On November 27, Julio Cesar Chavez Jr. will once again step in the ring at the Juan S. Millán Sports Center in the Revolution Park in Culiacán, Sinaloa, where he made his professional debut 17 years ago.

Chavez will face Argentine contender Nicolás Masseroni over the ten round distance at the light heavyweight limit.

With this fight, Chavez Jr. denies any rumors of his retirement after suffering back to back defeats to Mario Cazares and Daniel Jacobs,

"I am young, I do not think about retiring, although the [critics] say many things, but like all of you I want to see myself boxing a few rounds really well and have the opportunity for people to analyze me and see if I have the qualities to face the best. That is the objective of this fight," Chavez Jr. told Marca.

"I keep boxing because I'm missing something that I want to give to boxing and because I want to finish the race by winning and with my head held high, not like my father, (Julio César Chávez), who ended his career at a very old age and in his worst moment, I want to finish the race in a good way, so people see that I retired from boxing in a good place and that I have nothing left to do."

The 'Son of the 'Legend' is now 34 years old and has a record of 51 victories, five defeats and a draw.

And despite his detractors - as the Sinaloan calls them - he still managed to win the world middleweight title of the World Boxing Council (WBC) in 2011.

"It is not my priority to retire as world champion, there are many belts. If I win one it will be well received, but if I fight with the best it's what I want the most. Maybe in the middle of next year I will have a big fight, not necessarily for a belt," Chavez Jr. said.

Chavez Jr. wants to have a very good showing against an opponent who knocked out all 19 opponents on his win ledger.

"I have no fear, I have already boxed with many who have that kind of record or better, but they are all different, he is a new, a young opponent and we will be very careful. He hits hard, but we will try to be better and surprise him," Chávez Jr. said.
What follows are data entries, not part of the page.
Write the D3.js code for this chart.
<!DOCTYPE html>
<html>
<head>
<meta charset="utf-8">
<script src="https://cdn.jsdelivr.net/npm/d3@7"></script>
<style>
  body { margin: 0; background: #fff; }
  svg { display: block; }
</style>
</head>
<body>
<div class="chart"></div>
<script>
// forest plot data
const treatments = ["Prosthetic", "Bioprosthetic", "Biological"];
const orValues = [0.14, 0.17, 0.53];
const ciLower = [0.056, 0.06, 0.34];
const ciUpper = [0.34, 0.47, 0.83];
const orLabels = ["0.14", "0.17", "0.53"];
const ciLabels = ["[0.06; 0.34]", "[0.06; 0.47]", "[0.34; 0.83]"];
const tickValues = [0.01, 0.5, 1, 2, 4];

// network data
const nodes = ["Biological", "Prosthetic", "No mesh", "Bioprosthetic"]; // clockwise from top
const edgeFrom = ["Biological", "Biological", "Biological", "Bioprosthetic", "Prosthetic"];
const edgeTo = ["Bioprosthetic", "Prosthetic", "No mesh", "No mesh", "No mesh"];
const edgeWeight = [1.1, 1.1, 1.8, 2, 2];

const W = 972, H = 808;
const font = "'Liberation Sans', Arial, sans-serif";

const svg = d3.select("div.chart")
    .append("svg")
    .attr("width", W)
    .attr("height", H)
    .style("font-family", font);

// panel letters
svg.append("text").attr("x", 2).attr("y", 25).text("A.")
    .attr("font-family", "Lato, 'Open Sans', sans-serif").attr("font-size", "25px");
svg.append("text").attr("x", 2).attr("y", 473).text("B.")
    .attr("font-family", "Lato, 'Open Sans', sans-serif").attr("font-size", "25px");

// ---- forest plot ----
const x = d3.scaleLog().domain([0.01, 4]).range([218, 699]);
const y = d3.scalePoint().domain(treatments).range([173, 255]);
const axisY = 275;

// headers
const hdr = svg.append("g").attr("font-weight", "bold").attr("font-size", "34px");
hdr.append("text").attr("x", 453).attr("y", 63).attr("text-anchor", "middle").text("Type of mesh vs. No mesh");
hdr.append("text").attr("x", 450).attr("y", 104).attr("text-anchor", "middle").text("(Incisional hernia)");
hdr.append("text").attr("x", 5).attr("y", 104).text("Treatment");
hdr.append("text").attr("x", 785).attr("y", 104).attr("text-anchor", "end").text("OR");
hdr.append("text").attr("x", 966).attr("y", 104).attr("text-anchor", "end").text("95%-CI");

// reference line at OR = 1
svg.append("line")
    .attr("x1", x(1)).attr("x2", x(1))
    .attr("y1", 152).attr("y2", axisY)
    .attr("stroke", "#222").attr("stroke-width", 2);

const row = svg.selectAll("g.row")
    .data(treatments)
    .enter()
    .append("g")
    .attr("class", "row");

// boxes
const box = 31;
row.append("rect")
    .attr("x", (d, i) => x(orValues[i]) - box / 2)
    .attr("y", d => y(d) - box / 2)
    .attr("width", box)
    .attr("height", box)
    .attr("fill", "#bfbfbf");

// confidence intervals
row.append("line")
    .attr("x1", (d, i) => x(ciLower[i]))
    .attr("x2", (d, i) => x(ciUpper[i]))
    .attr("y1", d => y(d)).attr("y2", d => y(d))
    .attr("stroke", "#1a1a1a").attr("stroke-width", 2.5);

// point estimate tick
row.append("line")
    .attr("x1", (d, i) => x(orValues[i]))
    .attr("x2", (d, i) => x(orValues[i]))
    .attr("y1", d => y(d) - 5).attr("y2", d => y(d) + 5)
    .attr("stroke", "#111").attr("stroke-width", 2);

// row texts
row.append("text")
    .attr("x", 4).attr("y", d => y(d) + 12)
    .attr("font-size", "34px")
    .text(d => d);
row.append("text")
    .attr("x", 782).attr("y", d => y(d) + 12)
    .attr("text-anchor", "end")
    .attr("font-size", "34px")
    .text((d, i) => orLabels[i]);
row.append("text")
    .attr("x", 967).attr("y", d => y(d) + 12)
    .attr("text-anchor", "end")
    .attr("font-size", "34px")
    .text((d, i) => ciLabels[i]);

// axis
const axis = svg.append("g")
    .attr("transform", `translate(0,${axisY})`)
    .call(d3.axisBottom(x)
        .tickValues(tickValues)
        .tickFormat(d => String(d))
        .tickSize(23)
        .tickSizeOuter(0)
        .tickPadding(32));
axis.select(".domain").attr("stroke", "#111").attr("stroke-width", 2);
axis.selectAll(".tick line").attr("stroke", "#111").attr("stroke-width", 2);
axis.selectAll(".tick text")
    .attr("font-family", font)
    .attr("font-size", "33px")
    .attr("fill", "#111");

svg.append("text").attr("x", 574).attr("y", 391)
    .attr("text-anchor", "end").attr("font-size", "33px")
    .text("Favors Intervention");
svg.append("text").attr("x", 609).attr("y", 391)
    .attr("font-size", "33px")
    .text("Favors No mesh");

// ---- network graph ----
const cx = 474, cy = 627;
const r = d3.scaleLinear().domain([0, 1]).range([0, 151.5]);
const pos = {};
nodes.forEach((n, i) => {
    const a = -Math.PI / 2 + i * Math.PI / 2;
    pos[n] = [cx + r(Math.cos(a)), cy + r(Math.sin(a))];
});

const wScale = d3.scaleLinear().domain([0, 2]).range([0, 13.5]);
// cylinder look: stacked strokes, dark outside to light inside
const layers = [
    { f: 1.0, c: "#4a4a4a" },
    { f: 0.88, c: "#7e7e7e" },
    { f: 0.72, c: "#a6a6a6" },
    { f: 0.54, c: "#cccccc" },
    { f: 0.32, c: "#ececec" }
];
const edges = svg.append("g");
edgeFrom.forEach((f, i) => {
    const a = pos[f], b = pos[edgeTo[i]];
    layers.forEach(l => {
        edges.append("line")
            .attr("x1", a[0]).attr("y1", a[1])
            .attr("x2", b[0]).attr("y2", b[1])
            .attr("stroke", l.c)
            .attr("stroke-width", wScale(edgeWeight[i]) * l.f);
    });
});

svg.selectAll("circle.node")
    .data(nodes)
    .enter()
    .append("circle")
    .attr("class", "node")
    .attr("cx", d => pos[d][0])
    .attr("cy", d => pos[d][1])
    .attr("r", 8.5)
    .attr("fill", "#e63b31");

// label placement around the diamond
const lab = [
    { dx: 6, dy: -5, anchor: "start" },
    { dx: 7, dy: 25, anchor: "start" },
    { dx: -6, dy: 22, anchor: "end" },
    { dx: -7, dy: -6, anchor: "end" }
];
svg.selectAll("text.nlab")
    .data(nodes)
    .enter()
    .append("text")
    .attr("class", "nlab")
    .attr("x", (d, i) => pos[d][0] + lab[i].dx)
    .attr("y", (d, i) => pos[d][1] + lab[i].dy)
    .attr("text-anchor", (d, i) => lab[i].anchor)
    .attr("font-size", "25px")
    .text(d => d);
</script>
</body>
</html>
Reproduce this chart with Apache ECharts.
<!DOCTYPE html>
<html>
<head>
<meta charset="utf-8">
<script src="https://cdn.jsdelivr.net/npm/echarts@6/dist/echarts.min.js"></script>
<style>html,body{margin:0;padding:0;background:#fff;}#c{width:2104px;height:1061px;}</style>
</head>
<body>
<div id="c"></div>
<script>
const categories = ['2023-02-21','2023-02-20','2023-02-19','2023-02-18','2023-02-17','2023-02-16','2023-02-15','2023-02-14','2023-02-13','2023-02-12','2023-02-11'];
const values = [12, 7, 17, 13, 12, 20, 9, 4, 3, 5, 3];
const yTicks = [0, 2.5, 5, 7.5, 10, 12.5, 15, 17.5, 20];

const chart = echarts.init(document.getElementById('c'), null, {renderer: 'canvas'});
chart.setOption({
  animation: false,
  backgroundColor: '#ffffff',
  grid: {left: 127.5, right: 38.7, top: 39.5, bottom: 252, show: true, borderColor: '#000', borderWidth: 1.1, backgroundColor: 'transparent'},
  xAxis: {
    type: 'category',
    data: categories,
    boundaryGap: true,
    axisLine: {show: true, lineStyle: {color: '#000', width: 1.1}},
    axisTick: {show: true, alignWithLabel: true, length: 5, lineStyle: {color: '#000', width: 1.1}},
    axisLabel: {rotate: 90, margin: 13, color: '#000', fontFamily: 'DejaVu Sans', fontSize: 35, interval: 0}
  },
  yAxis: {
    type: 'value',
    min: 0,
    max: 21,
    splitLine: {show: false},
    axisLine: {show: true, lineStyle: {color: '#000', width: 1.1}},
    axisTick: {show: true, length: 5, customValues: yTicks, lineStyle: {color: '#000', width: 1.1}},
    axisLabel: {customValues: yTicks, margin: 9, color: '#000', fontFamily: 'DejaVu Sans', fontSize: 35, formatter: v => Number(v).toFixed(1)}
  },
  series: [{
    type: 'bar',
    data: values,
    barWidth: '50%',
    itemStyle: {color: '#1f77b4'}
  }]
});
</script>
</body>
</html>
"Fighters like the last one (Mario Cazares), they only go out to give bad examples to the sport, and promote 'unsportsmanlike conduct'. If Masseroni beats me by actually fighting, I would be happy to lose. I'm going to try to put on a good clean show like people want to see, but if he gives a dirty fight, we won't be so clean anymore, we have to be dirty.

"In the last fight the World Boxing Council said that the decision with Mario Cazares was given by the Tijuana Boxing Commission, when the referee told me that I had won by disqualification and I thought I had won, and it turns out that the winner was (Mario Cazares) after a head butt. Those things happen daily."